Tunisie. Officiel : Les autorités décrètent la fin de l’eau courante 24h/24

 Tunisie. Officiel : Les autorités décrètent la fin de l’eau courante 24h/24

Nous l’annoncions dès le 23 mars : malgré le déni répété des responsables de la Société nationale de distribution et exploitation des eaux (Sonede), il était évident que le rationnement de l’eau potable était de facto en bonne voie, déjà devenu une réalité depuis plusieurs semaines, voire plusieurs mois, pour des millions de Tunisiens. Radicale, la solution officialisée aujourd’hui par les autorités tunisiennes va cependant causer un profond bouleversement dans le quotidien des citoyens et la gestion de nombreux secteurs. L’eau du robinet à la demande appartient désormais à une ère révolue.  

 

C’est historique : la Sonede a annoncé vendredi 31 mars dans un communiqué, qu’elle mettra en place un système de quotas pour la coupure d’eau, selon les ressources hydrauliques disponibles, durant la nuit à partir de 21h00 jusqu’à 4h00 du matin durant les six prochains mois. « Une décision renouvelable au besoin, après examen de la situation des réserves stratégiques en eau fin septembre 2023 ». La même source a néanmoins précisé que cette période tout comme cette plage horaire pourront être ajustées pour chaque région du pays, selon la demande et l’évolution des conditions climatiques, notamment les températures.
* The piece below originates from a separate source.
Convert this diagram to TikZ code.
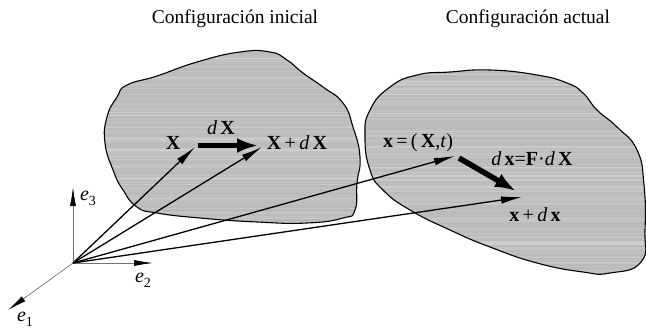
\documentclass[tikz,border=0pt]{standalone}
\usepackage{fontspec}
\setmainfont{Liberation Serif}
\usetikzlibrary{arrows.meta}

\newcommand{\idx}[1]{\raisebox{-0.55ex}{\fontsize{14}{14}\selectfont #1}}

\tikzset{
  lbl/.style={font=\fontsize{20}{23}\selectfont, inner sep=0pt},
  ttl/.style={font=\fontsize{19.5}{22}\selectfont, inner sep=0pt},
  axis/.style={black!55, line width=0.7pt, -{Latex[length=19pt,width=6pt,color=black]}},
  posvec/.style={line width=1.3pt, -{Latex[length=21pt,width=7.5pt]}},
  fatarrow/.style={line width=5.5pt, -{Latex[length=21pt,width=15pt]}},
  blob/.style={draw=black, line width=1.1pt},
}

% outlines of the two bodies
\def\blobinit{plot[smooth cycle, tension=0.85] coordinates {
  (240,52) (270,52) (287,60) (303,73) (323,87) (343,103) (353,127) (360,157)
  (357,183) (355,210) (343,218) (307,223) (257,222) (200,218) (157,213)
  (137,207) (123,190) (113,170) (105,143) (107,117) (117,97) (127,85)
  (157,76) (197,62)}}
\def\blobcurr{plot[smooth cycle, tension=0.85] coordinates {
  (417,75) (450,72) (490,70) (537,75) (567,83) (583,93) (597,110) (617,127)
  (637,150) (644,185) (645,230) (641,262) (610,273) (583,272) (537,263)
  (490,247) (450,230) (410,210) (383,190) (370,170) (365,137) (370,110)
  (390,87)}}

\begin{document}
\begin{tikzpicture}[x=1pt,y=-1pt]
    \useasboundingbox (0,0) rectangle (646,330);
    \pgfmathsetseed{11}

    % 1. Titles
    \node[ttl, anchor=base] (tinit) at (235,23) {Configuración inicial};
    \node[ttl, anchor=base] (tcurr) at (528,23) {Configuración actual};

    % 2. Bodies (grey fill with horizontal streaks)
    \fill[black!27] \blobinit;
    \fill[black!27] \blobcurr;
    \begin{scope}
        \clip \blobinit;
        \foreach \y in {50,51,...,226}{
            \pgfmathsetmacro\op{0.4*rnd*rnd}
            \draw[white, opacity=\op, line width=0.7pt] (100,\y) -- (366,\y);
        }
    \end{scope}
    \begin{scope}
        \clip \blobcurr;
        \foreach \y in {68,69,...,276}{
            \pgfmathsetmacro\op{0.4*rnd*rnd}
            \draw[white, opacity=\op, line width=0.7pt] (360,\y) -- (646,\y);
        }
    \end{scope}
    \draw[blob] \blobinit;
    \draw[blob] \blobcurr;

    % 3. Base vectors
    \coordinate (O) at (73,263);
    \coordinate (E1) at (8,310);
    \coordinate (E2) at (153,263);
    \coordinate (E3) at (73,187);
    \draw[axis] (O) -- (E1);
    \draw[axis] (O) -- (E2);
    \draw[axis] (O) -- (E3);
    \node[lbl] (le1) at (25,319) {\textit{e}\idx{1}};
    \node[lbl] (le2) at (143,280) {\textit{e}\idx{2}};
    \node[lbl] (le3) at (88,198) {\textit{e}\idx{3}};

    % 4. Position vectors
    \coordinate (P) at (195,147);
    \coordinate (Q) at (262,147);
    \coordinate (p) at (455,156);
    \coordinate (q) at (522,197);
    \draw[posvec] (O) -- (P);
    \draw[posvec] (O) -- (Q);
    \draw[posvec] (O) -- (p);
    \draw[posvec] (O) -- (q);

    % 5. Material and spatial line elements
    \coordinate (dXa) at (198,145.5);
    \coordinate (dXb) at (258,145.5);
    \coordinate (dxa) at (459,158);
    \coordinate (dxb) at (516,191);
    \draw[fatarrow] (dXa) -- (dXb);
    \draw[fatarrow] (dxa) -- (dxb);

    % 6. Labels
    \node[lbl] (lX) at (173,143) {\textbf{X}};
    \node[lbl] (ldX) at (221,128) {\textit{d}\,\textbf{X}};
    \node[lbl] (lXdX) at (297,143) {\textbf{X}\,+\,\textit{d}\,\textbf{X}};
    \node[lbl] (lx) at (418,143) {\textbf{x}\,=\,(\,\textbf{X},\textit{t})};
    \node[lbl] (ldx) at (532,159) {\textit{d}\,\textbf{x}=\textbf{F}·\textit{d}\,\textbf{X}};
    \node[lbl] (lxdx) at (535,215) {\textbf{x}\,+\,\textit{d}\,\textbf{x}};
\end{tikzpicture}
\end{document}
Cette annonce est corrélée à la décision du ministre de l’Agriculture, des ressources hydrauliques et de la pêche datée du 29 mars 2023, d’interdire provisoirement certains usages de l’eau et d’imposer un système de rationnement conjoncturel afin de faire face à la pénurie hydrique actuelle dans le pays, le tout accompagné d’une batterie de sanctions à l’égard des contrevenants.

« Plus les régions sont proches des côtes, à l’image des régions de Sousse et Monastir, situées sur des plaines, et plus l’acheminement de l’eau y est difficile », explique en outre aujourd’hui Mosbah Hellali, PDG de la Sonede, pour justifier les coupures d’eau préexistantes depuis l’an dernier dans ces régions.

 

Une décision politique exigée par le cumul de plusieurs années d’inaction

La mise en place du système de quotas conjoncturel intervient suite au déséquilibre enregistré entre l’offre et la demande de l’eau dans la plupart des grands systèmes hydrauliques. En cause, la pénurie en ressources en eau et la persistance de la sécheresse pendant des années consécutives, et la mise en place tardive de stations de dessalement des eaux de mer. « Cela a entraîné une baisse sans précédent des niveaux des barrages dans le pays, et de son stock, ainsi que le niveau des ressources en eaux souterraines dans la plupart des régions, qui a atteint dans certaines régions un épuisement total ».

Compte tenu de la conjoncture sensible que vit le pays, à l’instar de tous les pays du monde suite aux changements climatiques, la Sonede appelle les citoyens à « faire preuve de compréhension de cette situation indépendante de sa volonté, et à mieux rationaliser l’utilisation et la consommation de cette ressource vitale ».

Le secrétaire d’Etat auprès du ministre de l’Agriculture, des ressources hydrauliques et de la pêche chargé des eaux, Ridha Gabouj, a par ailleurs réitéré le fait que la situation des eaux en Tunisie est « très critique, étant donné que le stock des barrages ne dépasse pas les 31% actuellement, ce qui est un niveau sans précédent ».

Le stock des barrages dont le nombre s’élève à 37 barrages en Tunisie a régressé, à la mi-mars 2023, de près de 390 millions mètres cubes par rapport à la même période de 2022. La Tunisie est également confrontée à des problèmes dans le système de Sidi Salem et des eaux de l’extrême nord suite à la baisse des précipitations saisonnières. Ce système compte 17 barrages qui fournissent des eaux d’irrigation au profit de sept gouvernorats (sur 24 au total), en sus de l’eau potable au profit des gouvernorats du Grand Tunis, Nabeul, Sousse et Sfax.

Mais en étant prise en plein ramadan, la décision du rationnement de l’eau prise de façon abrupte fait face à la colère des Tunisiens pas toujours sensibilisés aux questions écologiques, et à la grogne de plusieurs corps de métiers dont l’hôtellerie (tous les hôtels du pays ne sont pas équipés de bâches à eau), la restauration, les salons de beauté et de coiffure, les salles de sport équipées de douches, dont la plupart rouvrent précisément leurs portes la nuit pendant le ramadan.

L’eau sera en réalité inutilisable pendant bien plus longtemps que ces plages horaires, rappellent des internautes, puisque le retour de l’eau après les coupures s’accompagne de la pollution issue des nappes phréatiques, du chlore et autres produits de traitement rendant l’eau souvent opaque et impropre à la consommation des heures durant.